“So how much Sudafed® can I buy at once without setting off any red flags?” is a question I was sincerely looking forward to asking. “It’ll be fine,” Nick told me. “They’ll see you’re going out of the country right after the purchase, and they’ll figure it’s nothing.”
Honestly, if sarcasm were out, I don’t know that the two of us would ever be able to speak to each other at all.
Unfortunately, the fine State of New York has outwitted me once again. When I wandered into the pharmacy to stock up on American OTC meds for poor, sniffly Nick, I discovered pseudo-Sudafed® on the shelves, and stupid little “Please take this card to the pharmacy to purchase” cards where the real Sudafed® used to be.
As much as I was disinclined to take the stupid little card to the stupid little pharmacy window, I was about to do so when I noticed that Sudafed® has taken advantage of their supposed notoriety to jack up their prices enormously. I mean, maybe I’m just out of touch with the going rate, but I cannot imagine why real Sudafed® is more than twice the price of fake Sudafed® (not generic; it just uses a different active ingredient, which they swear is wonderfully effective).
Attention, Sudafed®: no one is fooled into thinking that your original product is behind the pharmacy counter now because it is such a terrifyingly potent nasal decongestant. It did not suddenly become worth more money just because it became more annoying to get; if anything, you should be dropping your prices. What you charge for your fake decongestant? That’s about what a decongestant is supposed to cost.
Nick, honey, by the way: I’m bringing you fake Sudafed®. I’m sorry, but I’m taking a moral stand here.
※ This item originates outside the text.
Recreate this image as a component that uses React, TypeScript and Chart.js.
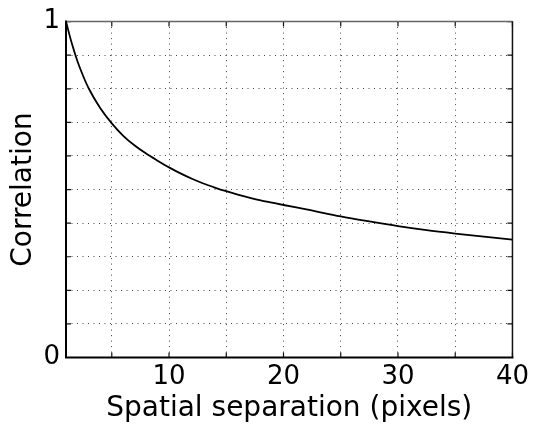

So, off to Paris I go, OTC meds and Airborne® in tow. Hopefully Nick will have a phone line by Friday–it has been delayed for three months, but now that France Telecom has been sued for a fortune for just this sort of thing, they’ll be happy to come take a look at his line. Come to think of it, there is absolutely no chance of a working phone by Friday. I’ll be calling my boyfriend on calling cards for the rest of our natural lives.
And with the fake Sudafed®, I probably won’t be able to understand a word through the congestion.